For Carla Pais, a Portuguese writer living in France, the trip to Portugal to take part in the Book Fair and other events coincides with the launch of her latest novel, A Sombra das Árvores no Inverno, which won last year’s Leya Prize (Portugal’s biggest award for unpublished books), and comes shortly after she also brought out a collection of poetry, A Brutalidade do Movimento Conjugado.

“I’m very pleasantly surprised to see so many people from so many different generations, with children, older people, parents, grandparents and grandchildren,” Carla Pais tells Euronews. “Different generations coming together and sharing the same space, which is this passion for books and literature.”

The undisputed highlight of the day was the presence of US author Siri Hustvedt to present the Portuguese edition of Fantasmas, the memoir in which she looks back on more than 40 years of life together with one of the most important writers of recent decades, Paul Auster, who died in 2024. The presentation, led by Hustvedt herself and her translator Tânia Ganho (a writer in her own right), drew one of the biggest crowds at this fair, with many people forced to stand or sit on the ground because there were so few seats.

Paulo Santos, 54, a public sector manager, is an avid reader of both Auster and Hustvedt, and didn’t want to miss the chance to exchange a few words, however brief, with the author. “Siri is one of the links that keeps Auster present, beyond his extensive body of work,” he tells Euronews. “After Auster’s death, I felt the need to explore Siri’s work, even though that is still at a very early stage, as I have only read one of her books so far, The Sorrows of an American. Auster is a writer who has accompanied me for many years and whose literary atmosphere seduces me; I have read and re-read almost all his work. Siri’s writing has some points in common, bringing together memory, identity and reflection,” he adds.

Now in its 96th edition, the Lisbon Book Fair is organised by the Portuguese Publishers and Booksellers Association (APEL), chaired by Miguel Pauseiro: “There will always be someone who says they are selling less than last year and others who say they are selling more. But what matters to us is that this should be a moment of celebration, a celebration of books, so that books become central to our lives,” Pauseiro tells Euronews.

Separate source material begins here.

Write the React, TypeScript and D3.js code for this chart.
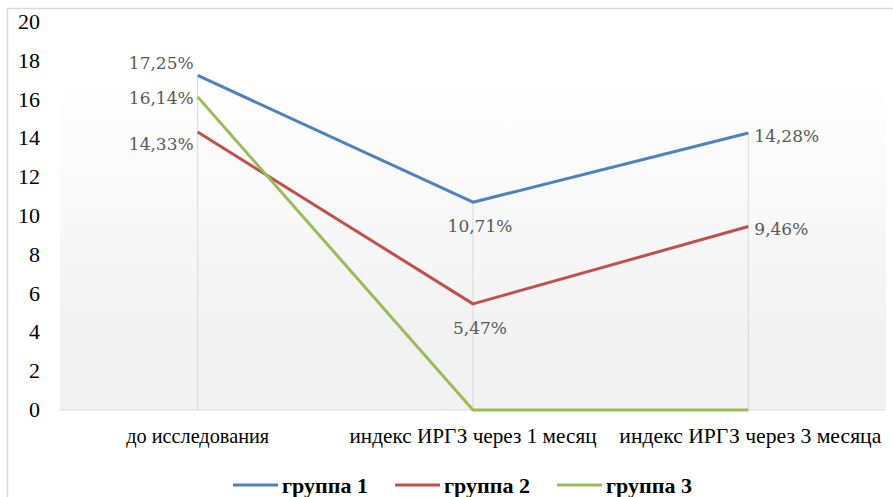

APEL’s management has not gone without criticism, following the petition launched by DNL Convergência (source in Portuguese), a small publishing group that, in addition to its own imprints, also distributes books for several other small independent publishers, contesting its announced exclusion from this year’s edition.

The space occupied by a group of four large publishing houses – Leya, Porto Editora, Penguin and Presença – does not go unnoticed by visitors to the fair. Pauseiro rejects the criticism, noting that some of these groups represent around 15 imprints: “I can assure you that the big groups, as they are called, have a presence at the Lisbon Book Fair that is below their share of the market, whether in terms of sales or of titles published,” he says.

“We want more, that I can assure you. We want more publishers at the fair, we want more authors, we want more titles. But we have to create the conditions for that. The Book Fair is reaching the limits of its structure in terms of how much space it can occupy in Parque Eduardo VII, and that will force APEL to make choices, but it will also force publishers themselves to make choices,” he adds. “Right now, we have events here involving more than 1,100 authors, so there is no shortage of diversity.”

This year, there are five new participants at the Book Fair.

As for those registered for the 2025 edition, four did not renew their registration and six had their stand applications rejected — three because they mainly sell games and other products that are not really books, and another three for reasons the APEL president did not wish to go into. On those cases, which include DNL Convergência, Pauseiro insists there is no bad blood: “There is no acrimony, no animosity, no hard feelings. In future, we will see how we can bring these participants back on board, provided that they comply with the criteria and rules of the Lisbon Book Fair,” he says.

The Lisbon Book Fair runs until Sunday, 14 June.